> [Exercise objective]: Repeat the material exactly, every line of it.

◇ ◇ ◇ ◇ ◇

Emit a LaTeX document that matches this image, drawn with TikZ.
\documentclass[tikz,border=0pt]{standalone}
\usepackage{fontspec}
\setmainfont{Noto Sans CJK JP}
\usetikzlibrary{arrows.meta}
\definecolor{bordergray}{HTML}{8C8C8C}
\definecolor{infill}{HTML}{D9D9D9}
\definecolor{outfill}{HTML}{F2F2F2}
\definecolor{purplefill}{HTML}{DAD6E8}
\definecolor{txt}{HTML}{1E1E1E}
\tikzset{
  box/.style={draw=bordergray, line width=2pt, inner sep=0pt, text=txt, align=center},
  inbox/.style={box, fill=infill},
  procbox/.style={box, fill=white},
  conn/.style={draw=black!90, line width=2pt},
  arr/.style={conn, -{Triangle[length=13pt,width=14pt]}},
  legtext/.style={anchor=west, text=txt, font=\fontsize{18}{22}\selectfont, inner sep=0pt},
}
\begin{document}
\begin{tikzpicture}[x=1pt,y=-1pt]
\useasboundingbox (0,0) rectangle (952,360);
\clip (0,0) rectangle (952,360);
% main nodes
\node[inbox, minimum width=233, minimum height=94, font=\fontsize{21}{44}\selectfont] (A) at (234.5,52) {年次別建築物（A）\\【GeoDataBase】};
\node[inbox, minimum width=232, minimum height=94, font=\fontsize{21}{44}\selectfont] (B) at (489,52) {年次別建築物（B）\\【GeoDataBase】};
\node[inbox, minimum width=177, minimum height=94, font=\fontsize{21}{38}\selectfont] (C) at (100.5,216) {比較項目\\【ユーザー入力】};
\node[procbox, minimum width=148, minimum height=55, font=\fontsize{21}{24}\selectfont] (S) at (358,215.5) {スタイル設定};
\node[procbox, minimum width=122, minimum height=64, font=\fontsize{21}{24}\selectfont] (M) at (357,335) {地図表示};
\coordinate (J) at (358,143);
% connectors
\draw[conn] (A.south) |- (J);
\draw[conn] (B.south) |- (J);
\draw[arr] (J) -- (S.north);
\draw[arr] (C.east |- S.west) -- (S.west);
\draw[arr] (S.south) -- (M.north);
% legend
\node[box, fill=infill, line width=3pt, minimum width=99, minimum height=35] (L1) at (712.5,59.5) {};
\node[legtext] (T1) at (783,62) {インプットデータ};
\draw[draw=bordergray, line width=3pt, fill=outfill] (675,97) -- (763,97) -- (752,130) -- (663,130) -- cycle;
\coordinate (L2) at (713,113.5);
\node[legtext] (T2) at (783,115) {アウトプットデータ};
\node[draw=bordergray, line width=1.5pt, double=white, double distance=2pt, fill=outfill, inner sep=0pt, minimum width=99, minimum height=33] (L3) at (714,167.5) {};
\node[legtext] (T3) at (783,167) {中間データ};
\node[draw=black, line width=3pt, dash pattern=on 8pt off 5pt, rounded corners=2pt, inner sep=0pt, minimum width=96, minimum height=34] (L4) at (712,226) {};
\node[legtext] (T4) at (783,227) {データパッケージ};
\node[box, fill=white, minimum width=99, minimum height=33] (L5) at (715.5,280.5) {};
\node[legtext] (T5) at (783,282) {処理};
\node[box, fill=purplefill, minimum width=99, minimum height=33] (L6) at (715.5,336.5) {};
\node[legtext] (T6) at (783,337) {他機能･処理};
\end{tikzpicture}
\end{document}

◇ ◇ ◇ ◇ ◇

> [Task result]:
Emit a LaTeX document that matches this image, drawn with TikZ.
\documentclass[tikz,border=0pt]{standalone}
\usepackage{fontspec}
\setmainfont{Noto Sans CJK JP}
\usetikzlibrary{arrows.meta}
\definecolor{bordergray}{HTML}{8C8C8C}
\definecolor{infill}{HTML}{D9D9D9}
\definecolor{outfill}{HTML}{F2F2F2}
\definecolor{purplefill}{HTML}{DAD6E8}
\definecolor{txt}{HTML}{1E1E1E}
\tikzset{
  box/.style={draw=bordergray, line width=2pt, inner sep=0pt, text=txt, align=center},
  inbox/.style={box, fill=infill},
  procbox/.style={box, fill=white},
  conn/.style={draw=black!90, line width=2pt},
  arr/.style={conn, -{Triangle[length=13pt,width=14pt]}},
  legtext/.style={anchor=west, text=txt, font=\fontsize{18}{22}\selectfont, inner sep=0pt},
}
\begin{document}
\begin{tikzpicture}[x=1pt,y=-1pt]
\useasboundingbox (0,0) rectangle (952,360);
\clip (0,0) rectangle (952,360);
% main nodes
\node[inbox, minimum width=233, minimum height=94, font=\fontsize{21}{44}\selectfont] (A) at (234.5,52) {年次別建築物（A）\\【GeoDataBase】};
\node[inbox, minimum width=232, minimum height=94, font=\fontsize{21}{44}\selectfont] (B) at (489,52) {年次別建築物（B）\\【GeoDataBase】};
\node[inbox, minimum width=177, minimum height=94, font=\fontsize{21}{38}\selectfont] (C) at (100.5,216) {比較項目\\【ユーザー入力】};
\node[procbox, minimum width=148, minimum height=55, font=\fontsize{21}{24}\selectfont] (S) at (358,215.5) {スタイル設定};
\node[procbox, minimum width=122, minimum height=64, font=\fontsize{21}{24}\selectfont] (M) at (357,335) {地図表示};
\coordinate (J) at (358,143);
% connectors
\draw[conn] (A.south) |- (J);
\draw[conn] (B.south) |- (J);
\draw[arr] (J) -- (S.north);
\draw[arr] (C.east |- S.west) -- (S.west);
\draw[arr] (S.south) -- (M.north);
% legend
\node[box, fill=infill, line width=3pt, minimum width=99, minimum height=35] (L1) at (712.5,59.5) {};
\node[legtext] (T1) at (783,62) {インプットデータ};
\draw[draw=bordergray, line width=3pt, fill=outfill] (675,97) -- (763,97) -- (752,130) -- (663,130) -- cycle;
\coordinate (L2) at (713,113.5);
\node[legtext] (T2) at (783,115) {アウトプットデータ};
\node[draw=bordergray, line width=1.5pt, double=white, double distance=2pt, fill=outfill, inner sep=0pt, minimum width=99, minimum height=33] (L3) at (714,167.5) {};
\node[legtext] (T3) at (783,167) {中間データ};
\node[draw=black, line width=3pt, dash pattern=on 8pt off 5pt, rounded corners=2pt, inner sep=0pt, minimum width=96, minimum height=34] (L4) at (712,226) {};
\node[legtext] (T4) at (783,227) {データパッケージ};
\node[box, fill=white, minimum width=99, minimum height=33] (L5) at (715.5,280.5) {};
\node[legtext] (T5) at (783,282) {処理};
\node[box, fill=purplefill, minimum width=99, minimum height=33] (L6) at (715.5,336.5) {};
\node[legtext] (T6) at (783,337) {他機能･処理};
\end{tikzpicture}
\end{document}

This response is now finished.